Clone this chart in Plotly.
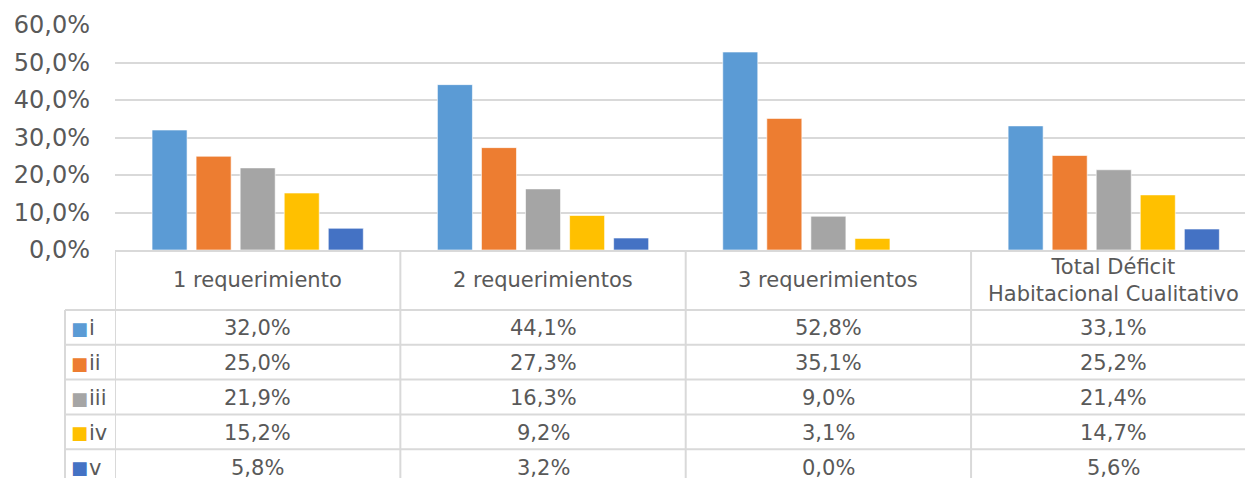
import plotly.graph_objects as go

# data
categories = ["1 requerimiento", "2 requerimientos", "3 requerimientos",
              "Total Déficit<br>Habitacional Cualitativo"]
series_names = ["i", "ii", "iii", "iv", "v"]
vals_i = [32.0, 44.1, 52.8, 33.1]
vals_ii = [25.0, 27.3, 35.1, 25.2]
vals_iii = [21.9, 16.3, 9.0, 21.4]
vals_iv = [15.2, 9.2, 3.1, 14.7]
vals_v = [5.8, 3.2, 0.0, 5.6]
colors = ["#5B9BD5", "#ED7D31", "#A5A5A5", "#FFC000", "#4472C4"]

series = [vals_i, vals_ii, vals_iii, vals_iv, vals_v]

# layout in page pixels
W, H = 1245, 478
L, R, T, B = 115, 1245, 25, 250
FONT = "DejaVu Sans"
TXT = "#595959"
GRID = "#D9D9D9"


def py(y):
    # page pixel y -> paper y
    return (B - y) / (B - T)


def px(x):
    # page pixel x -> paper x
    return (x - L) / (R - L)


fig = go.Figure()
xpos = list(range(len(categories)))
for name, vals, col in zip(series_names, series, colors):
    fig.add_trace(go.Bar(x=xpos, y=vals, name=name, marker_color=col,
                         marker_line=dict(width=1, color="rgba(255,255,255,0.6)")))

# data table under the bars
legend_left = 65
header_bottom = 310
row_h = 34.8
row_lines = [header_bottom + row_h * k for k in range(len(series_names))]
shapes = []
line = dict(color=GRID, width=2)
for y in row_lines:
    shapes.append(dict(type="line", xref="paper", yref="paper",
                       x0=px(legend_left), x1=1.01, y0=py(y), y1=py(y), line=line))
for k in range(len(categories)):
    shapes.append(dict(type="line", xref="x", yref="paper",
                       x0=k - 0.5, x1=k - 0.5, y0=py(B), y1=py(H + 5), line=line))
shapes.append(dict(type="line", xref="paper", yref="paper",
                   x0=px(legend_left), x1=px(legend_left), y0=py(header_bottom), y1=py(H + 5),
                   line=line))

cell_font = dict(size=21, color=TXT, family=FONT)
annotations = []
for k, cat in enumerate(categories):
    annotations.append(dict(x=k, y=py((B + header_bottom) / 2), xref="x", yref="paper",
                            yanchor="middle", text=cat, showarrow=False, font=cell_font))
    for r, vals in enumerate(series):
        yc = py(header_bottom + row_h * (r + 0.5) + 1)
        annotations.append(dict(x=k, y=yc, xref="x", yref="paper", yanchor="middle",
                                text=f"{vals[k]:.1f}%".replace(".", ","), showarrow=False,
                                font=cell_font))
for r, (name, col) in enumerate(zip(series_names, colors)):
    yc = py(header_bottom + row_h * (r + 0.5) + 1)
    annotations.append(dict(x=px(69), y=yc, xref="paper", yref="paper", xanchor="left",
                            yanchor="middle", text="■", showarrow=False,
                            font=dict(size=18, color=col, family=FONT)))
    annotations.append(dict(x=px(87), y=yc, xref="paper", yref="paper", xanchor="left",
                            yanchor="middle", text=name, showarrow=False, font=cell_font))

fig.update_layout(
    width=W, height=H,
    margin=dict(l=L, r=W - R, t=T, b=H - B),
    paper_bgcolor="white", plot_bgcolor="white",
    barmode="group", bargap=0.228, bargroupgap=0.205,
    showlegend=False,
    separators=",.",
    font=dict(family=FONT, color=TXT),
    xaxis=dict(range=[-0.5, 3.46], showticklabels=False, showgrid=False, zeroline=False,
               showline=True, linecolor=GRID, linewidth=2),
    yaxis=dict(range=[0, 60], dtick=10, tickformat=".1f", ticksuffix="%",
               showgrid=True, gridcolor=GRID, gridwidth=2, zeroline=False, showline=False,
               tickfont=dict(size=24, color=TXT, family=FONT), ticklabelstandoff=24),
    shapes=shapes,
    annotations=annotations,
)

# drop the default body margin so the figure sits at the page corner
fig.write_html("out.html", config={"displayModeBar": False},
               post_script="document.body.style.margin='0';")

Aim — Repeat the data exactly in full, omitting its pictures.

Right answer —
Clone this chart in Plotly.
import plotly.graph_objects as go

# data
categories = ["1 requerimiento", "2 requerimientos", "3 requerimientos",
              "Total Déficit<br>Habitacional Cualitativo"]
series_names = ["i", "ii", "iii", "iv", "v"]
vals_i = [32.0, 44.1, 52.8, 33.1]
vals_ii = [25.0, 27.3, 35.1, 25.2]
vals_iii = [21.9, 16.3, 9.0, 21.4]
vals_iv = [15.2, 9.2, 3.1, 14.7]
vals_v = [5.8, 3.2, 0.0, 5.6]
colors = ["#5B9BD5", "#ED7D31", "#A5A5A5", "#FFC000", "#4472C4"]

series = [vals_i, vals_ii, vals_iii, vals_iv, vals_v]

# layout in page pixels
W, H = 1245, 478
L, R, T, B = 115, 1245, 25, 250
FONT = "DejaVu Sans"
TXT = "#595959"
GRID = "#D9D9D9"


def py(y):
    # page pixel y -> paper y
    return (B - y) / (B - T)


def px(x):
    # page pixel x -> paper x
    return (x - L) / (R - L)


fig = go.Figure()
xpos = list(range(len(categories)))
for name, vals, col in zip(series_names, series, colors):
    fig.add_trace(go.Bar(x=xpos, y=vals, name=name, marker_color=col,
                         marker_line=dict(width=1, color="rgba(255,255,255,0.6)")))

# data table under the bars
legend_left = 65
header_bottom = 310
row_h = 34.8
row_lines = [header_bottom + row_h * k for k in range(len(series_names))]
shapes = []
line = dict(color=GRID, width=2)
for y in row_lines:
    shapes.append(dict(type="line", xref="paper", yref="paper",
                       x0=px(legend_left), x1=1.01, y0=py(y), y1=py(y), line=line))
for k in range(len(categories)):
    shapes.append(dict(type="line", xref="x", yref="paper",
                       x0=k - 0.5, x1=k - 0.5, y0=py(B), y1=py(H + 5), line=line))
shapes.append(dict(type="line", xref="paper", yref="paper",
                   x0=px(legend_left), x1=px(legend_left), y0=py(header_bottom), y1=py(H + 5),
                   line=line))

cell_font = dict(size=21, color=TXT, family=FONT)
annotations = []
for k, cat in enumerate(categories):
    annotations.append(dict(x=k, y=py((B + header_bottom) / 2), xref="x", yref="paper",
                            yanchor="middle", text=cat, showarrow=False, font=cell_font))
    for r, vals in enumerate(series):
        yc = py(header_bottom + row_h * (r + 0.5) + 1)
        annotations.append(dict(x=k, y=yc, xref="x", yref="paper", yanchor="middle",
                                text=f"{vals[k]:.1f}%".replace(".", ","), showarrow=False,
                                font=cell_font))
for r, (name, col) in enumerate(zip(series_names, colors)):
    yc = py(header_bottom + row_h * (r + 0.5) + 1)
    annotations.append(dict(x=px(69), y=yc, xref="paper", yref="paper", xanchor="left",
                            yanchor="middle", text="■", showarrow=False,
                            font=dict(size=18, color=col, family=FONT)))
    annotations.append(dict(x=px(87), y=yc, xref="paper", yref="paper", xanchor="left",
                            yanchor="middle", text=name, showarrow=False, font=cell_font))

fig.update_layout(
    width=W, height=H,
    margin=dict(l=L, r=W - R, t=T, b=H - B),
    paper_bgcolor="white", plot_bgcolor="white",
    barmode="group", bargap=0.228, bargroupgap=0.205,
    showlegend=False,
    separators=",.",
    font=dict(family=FONT, color=TXT),
    xaxis=dict(range=[-0.5, 3.46], showticklabels=False, showgrid=False, zeroline=False,
               showline=True, linecolor=GRID, linewidth=2),
    yaxis=dict(range=[0, 60], dtick=10, tickformat=".1f", ticksuffix="%",
               showgrid=True, gridcolor=GRID, gridwidth=2, zeroline=False, showline=False,
               tickfont=dict(size=24, color=TXT, family=FONT), ticklabelstandoff=24),
    shapes=shapes,
    annotations=annotations,
)

# drop the default body margin so the figure sits at the page corner
fig.write_html("out.html", config={"displayModeBar": False},
               post_script="document.body.style.margin='0';")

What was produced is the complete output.